What People Read About the “Liberty Tree Flag”
Last Friday, I posted a baker’s dozen contemporaneous reports on flags at Boston’s Liberty Tree in the 1760s. Two of those quotes turn out to be particularly significant, I think, and I’ll return to them later. But now I’m going to jump ahead to when the Bostonian Society’s “Liberty Tree Flag” is definitely documented.
The red and white banner came to the society in 1893 from John C. Fernald. Earlier in that year he had loaned it to the Columbian Exposition in Chicago, where the official catalogue of items in the U.S. Government Building listed it as:
10. Liberty Tree Flag—In the same display were several weapons said to have been carried in the Battle of Bunker Hill and the sword of Col. James Barrett, senior provincial officer during the fight at Concord.
Part of the original flag which waved over the Liberty Tree on Boston Common in 1775. Loaned and collected by John C. Fernald, Boston, Mass.
Fernald told the Bostonian Society that he’d purchased the flag from a granddaughter of a wireworker named Samuel Adams, who had died in 1855 at the age of ninety-six. Apparently the statement that it had flown on Liberty Tree had come down through the generations of that family.

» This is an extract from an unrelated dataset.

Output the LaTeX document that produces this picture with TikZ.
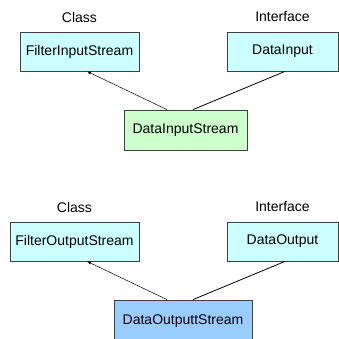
\documentclass[tikz,border=0pt]{standalone}
\usepackage{fontspec}
\setmainfont{Liberation Sans}
\usepackage{tikz}
\usetikzlibrary{positioning, arrows.meta}

\definecolor{classfill}{RGB}{204,255,255}
\definecolor{implfill}{RGB}{204,255,204}
\definecolor{outfill}{RGB}{153,204,255}

\tikzset{
    box/.style = {draw=black!75, line width=0.8pt, minimum height=39pt,
                  inner sep=0pt, font=\fontsize{14}{16}\selectfont},
    classbox/.style = {box, fill=classfill},
    implbox/.style = {box, fill=implfill},
    outbox/.style = {box, fill=outfill},
    kind/.style = {font=\fontsize{14}{16}\selectfont},
    extends/.style = {-{Latex[length=4pt,width=3pt]}, line width=0.5pt},
    implements/.style = {line width=0.8pt}
}

\begin{document}
\begin{tikzpicture} [x=1pt, y=-1pt,
                node distance = 2cm,
                on grid]

            \useasboundingbox (0,0) rectangle (339,339);

            % Input side
            \node (fis) [classbox, minimum width=119pt] at (79.5,51.5) {FilterInputStream};
            \node (di) [classbox, minimum width=111pt,
                right = 203pt of fis] {DataInput};
            \node (dis) [implbox, minimum width=123pt, minimum height=40pt,
                below right = 78.5pt and 106pt of fis] {DataInputStream};

            \node (fisKind) [kind, above = 34.5pt of fis] {Class};
            \node (diKind) [kind, above = 34.5pt of di] {Interface};

            % Output side
            \node (fos) [classbox, minimum width=129pt] at (74.5,241.5) {FilterOutputStream};
            \node (do) [classbox, minimum width=111pt,
                right = 208pt of fos] {DataOutput};
            \node (dos) [outbox, minimum width=138pt, minimum height=43pt,
                below right = 80pt and 108.5pt of fos] {DataOutputtStream};

            \node (fosKind) [kind, above = 34.5pt of fos] {Class};
            \node (doKind) [kind, above = 34.5pt of do] {Interface};

            % Arrows
            \draw [extends] ([xshift=-18.5pt]dis.north) -- ([xshift=7.5pt]fis.south);
            \draw [implements] ([xshift=7.5pt]dis.north) -- ([xshift=2.5pt]di.south);

            \draw [extends] ([xshift=-16pt]dos.north) -- ([xshift=12.5pt]fos.south);
            \draw [implements] ([xshift=10pt]dos.north) -- ([xshift=2.5pt]do.south);
\end{tikzpicture}
\end{document}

How reliable was Fernald’s information? In some ways, it clearly wasn’t. Liberty Tree was never “on Boston Common”—it was at the corner of modern Washington and Boylston Streets. There were thousands of army troops in Boston throughout 1775, making a mass meeting of Sons of Liberty very unlikely in that year. But those details might have been mistaken assumptions about Revolutionary Boston, off by just a few blocks and a few years.
The Chicago catalogue’s statement that the cloth was only “Part of the original flag” implies that Fernald thought the original was larger, probably much larger. Does that support the theory that the banner originally had thirteen stripes? Or is this more likely another mistaken assumption, distorted by hindsight?
Who was Samuel Adams, wireworker? I haven’t unearthed any information about him, but I’ve just started digging. If the information about his death is correct, then he was born in 1759 and still a teenager in 1775, when Liberty Tree was chopped down. That would make him an unlikely guardian of the Patriots’ flag, but perhaps he inherited the cloth from his father or master.
I did find one curious passage in Charles Francis Adams’s 1871 biography of his grandfather, John Adams:
in the town meeting or the body meeting,...all assembled on an equal footing. And Samuel Adams, the journeyman wireworker, living on perhaps fifty cents earned every week-day, was entitled to his say as freely, though he might not be heard so readily, as his namesake whilst engaged in combining the far more important wires of the corresponding committees.The Samuel Adams who died in 1855 would have been too young to speak in town meetings when the more famous Samuel Adams was managing the town’s Committee of Correspondence. So was this mention of a wireworker with that name just a literary coincidence?
I think that information published in the late 1800s might be very significant to understanding the “Liberty Tree Flag.” Those publications were the lens through which people viewed the past. They determined what people expected in Revolutionary artifacts.
Which brings me to those two particular quotations from Friday. Most came from newspapers. While those newspapers survived in Massachusetts libraries, I don’t think they’d yet been collected in complete runs (much less turned into a digital database). Few, if any, historians had read through all the issues of the late 1760s to find all mentions of Liberty Tree. As for the two quotes from John Rowe’s diary, that document wasn’t published until 1895.
So that leaves two items from my Friday list: the reports to London from Gov. Francis Bernard and the Customs Commissioners, describing “a Flag-Staff, which went through the Tree, and a good deal above the Top of the Tree,” and “a red flag.” Those documents were printed in 1769, having been leaked in London. The resulting pamphlet remained in Boston’s archives, much easier to find and read than the newspapers.
The historian Richard Frothingham drew on that source for his 1865 Life and Times of Joseph Warren. On page 61, he wrote, “A red flag was now hoisted above Liberty Tree,” and, “there was a larger assemblage at Liberty Tree, over which still waved the red flag, than had ever been seen in the town.” Though Frothingham noted Union flags at other Whig demonstrations, that page contains his only description of a flag at Liberty Tree. George H. Preble’s History of the Flag of the United States (1872) offered the same information, probably based on Frothingham.
Thus, the best-informed Americans during the Centennial of 1876 and through 1893 probably all thought that the flag at Liberty Tree was red—not, as in most of the newspaper reports from the 1760s, a British Union flag. Which certainly made it easier to believe that a certain red-and-white, seven-feet-by-thirteen banner was that flag.